Items from a data source:
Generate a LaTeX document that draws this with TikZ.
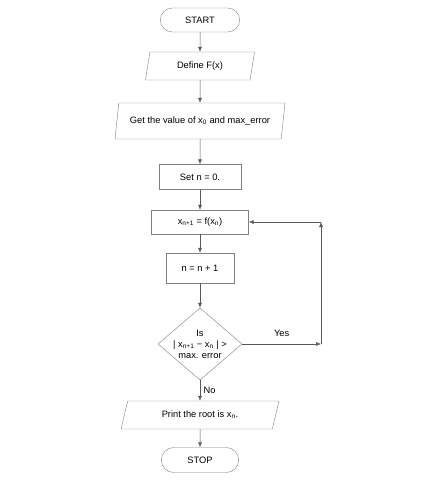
\documentclass[tikz,border=0pt]{standalone}
\usepackage{fontspec}
\setmainfont{Liberation Sans}
\usetikzlibrary{arrows.meta, shapes.geometric, shapes.misc}

\begin{document}
\begin{tikzpicture}[x=1pt, y=-1pt, font=\fontsize{9.3}{11}\selectfont,
  terminal/.style={rounded rectangle, draw=gray, minimum width=86pt, minimum height=24pt},
  io/.style={trapezium, trapezium stretches body, draw=gray, inner xsep=2pt},
  process/.style={rectangle, draw=gray},
  decision/.style={diamond, draw=gray, minimum width=84pt, minimum height=72pt, inner sep=0pt},
  flow/.style={draw=black!65, line width=0.5pt, -{Latex[length=5pt, width=4pt]}}]
\useasboundingbox (0,0) rectangle (422,480);
\node[terminal] (start) at (200,20) {START};
\node[io, trapezium left angle=74, trapezium right angle=106, minimum width=109pt, minimum height=28pt] (define) at (200,66) {Define F(x)};
\node[io, trapezium left angle=76, trapezium right angle=104, minimum width=170pt, minimum height=36pt] (getval) at (200,121) {Get the value of x\textsubscript{0} and max\_error};
\node[process, minimum width=82pt, minimum height=25pt] (setn) at (200,177) {Set n = 0.};
\node[process, minimum width=97pt, minimum height=24pt] (xnext) at (200,222) {x\textsubscript{n+1} = f(x\textsubscript{n})};
\node[process, minimum width=68pt, minimum height=30pt] (incr) at (200,268) {n = n + 1};
\node[decision] (check) at (200,344) {};
\node[align=center] (checktext) at (check) {Is\\| x\textsubscript{n+1} − x\textsubscript{n} | >\\max. error};
\node[io, trapezium left angle=65, trapezium right angle=115, minimum width=158pt, minimum height=28pt] (print) at (200,415) {Print the root is x\textsubscript{n}.};
\node[terminal, minimum width=84pt, minimum height=25pt] (stop) at (200,460) {STOP};
\coordinate (c1) at (321,344);
\coordinate (c2) at (321,222);
% main flow
\draw[flow] (start) -- (define);
\draw[flow] (define) -- (getval);
\draw[flow] (getval) -- (setn);
\draw[flow] (setn) -- (xnext);
\draw[flow] (xnext) -- (incr);
\draw[flow] (incr) -- (check);
\draw[flow] (check) -- node[right] (no) {No} (print);
\draw[flow] (print) -- (stop);
% loop back
\draw[flow] (check.east) -- node[above=4pt] (yes) {Yes} (c1);
\draw[flow] (c1) -- (c2);
\draw[flow] (c2) -- (xnext.east);
\end{tikzpicture}
\end{document}
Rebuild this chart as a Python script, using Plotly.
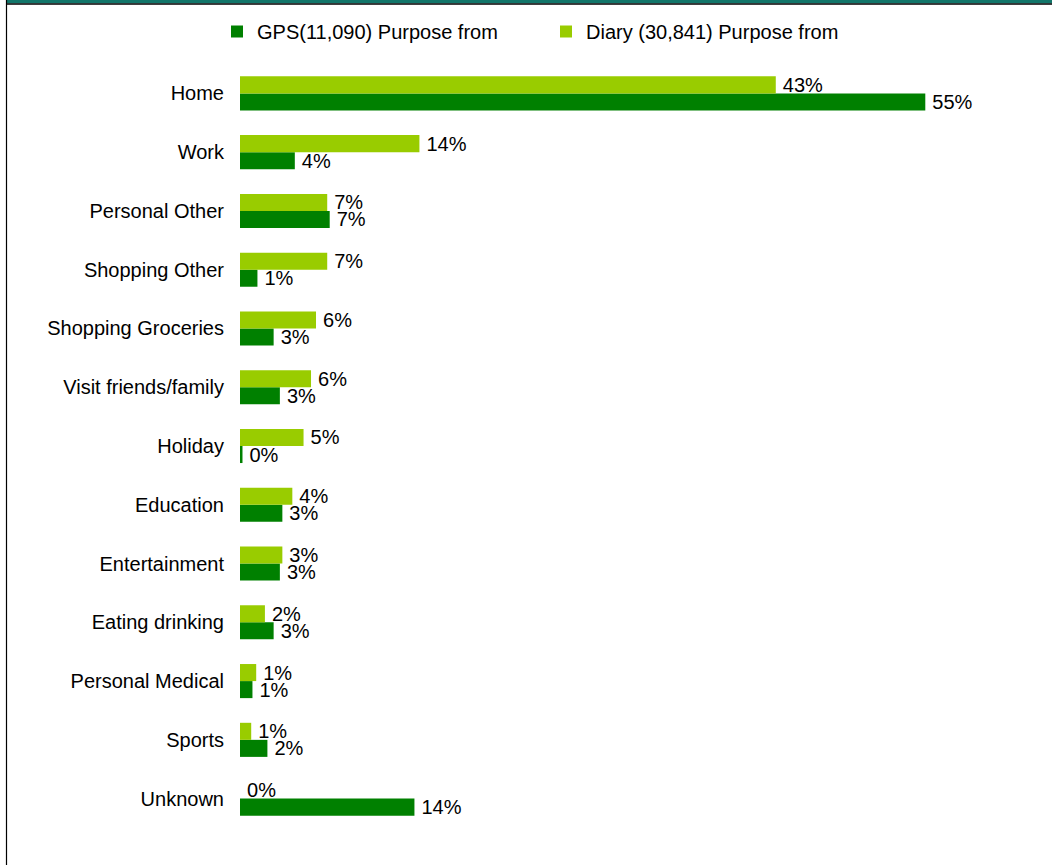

— Aim —
Skip the pictures and print each record exactly as it stands.

— Answer to the problem —
Generate a LaTeX document that draws this with TikZ.
\documentclass[tikz,border=0pt]{standalone}
\usepackage{fontspec}
\setmainfont{Liberation Sans}
\usetikzlibrary{arrows.meta, shapes.geometric, shapes.misc}

\begin{document}
\begin{tikzpicture}[x=1pt, y=-1pt, font=\fontsize{9.3}{11}\selectfont,
  terminal/.style={rounded rectangle, draw=gray, minimum width=86pt, minimum height=24pt},
  io/.style={trapezium, trapezium stretches body, draw=gray, inner xsep=2pt},
  process/.style={rectangle, draw=gray},
  decision/.style={diamond, draw=gray, minimum width=84pt, minimum height=72pt, inner sep=0pt},
  flow/.style={draw=black!65, line width=0.5pt, -{Latex[length=5pt, width=4pt]}}]
\useasboundingbox (0,0) rectangle (422,480);
\node[terminal] (start) at (200,20) {START};
\node[io, trapezium left angle=74, trapezium right angle=106, minimum width=109pt, minimum height=28pt] (define) at (200,66) {Define F(x)};
\node[io, trapezium left angle=76, trapezium right angle=104, minimum width=170pt, minimum height=36pt] (getval) at (200,121) {Get the value of x\textsubscript{0} and max\_error};
\node[process, minimum width=82pt, minimum height=25pt] (setn) at (200,177) {Set n = 0.};
\node[process, minimum width=97pt, minimum height=24pt] (xnext) at (200,222) {x\textsubscript{n+1} = f(x\textsubscript{n})};
\node[process, minimum width=68pt, minimum height=30pt] (incr) at (200,268) {n = n + 1};
\node[decision] (check) at (200,344) {};
\node[align=center] (checktext) at (check) {Is\\| x\textsubscript{n+1} − x\textsubscript{n} | >\\max. error};
\node[io, trapezium left angle=65, trapezium right angle=115, minimum width=158pt, minimum height=28pt] (print) at (200,415) {Print the root is x\textsubscript{n}.};
\node[terminal, minimum width=84pt, minimum height=25pt] (stop) at (200,460) {STOP};
\coordinate (c1) at (321,344);
\coordinate (c2) at (321,222);
% main flow
\draw[flow] (start) -- (define);
\draw[flow] (define) -- (getval);
\draw[flow] (getval) -- (setn);
\draw[flow] (setn) -- (xnext);
\draw[flow] (xnext) -- (incr);
\draw[flow] (incr) -- (check);
\draw[flow] (check) -- node[right] (no) {No} (print);
\draw[flow] (print) -- (stop);
% loop back
\draw[flow] (check.east) -- node[above=4pt] (yes) {Yes} (c1);
\draw[flow] (c1) -- (c2);
\draw[flow] (c2) -- (xnext.east);
\end{tikzpicture}
\end{document}
Rebuild this chart as a Python script, using Plotly.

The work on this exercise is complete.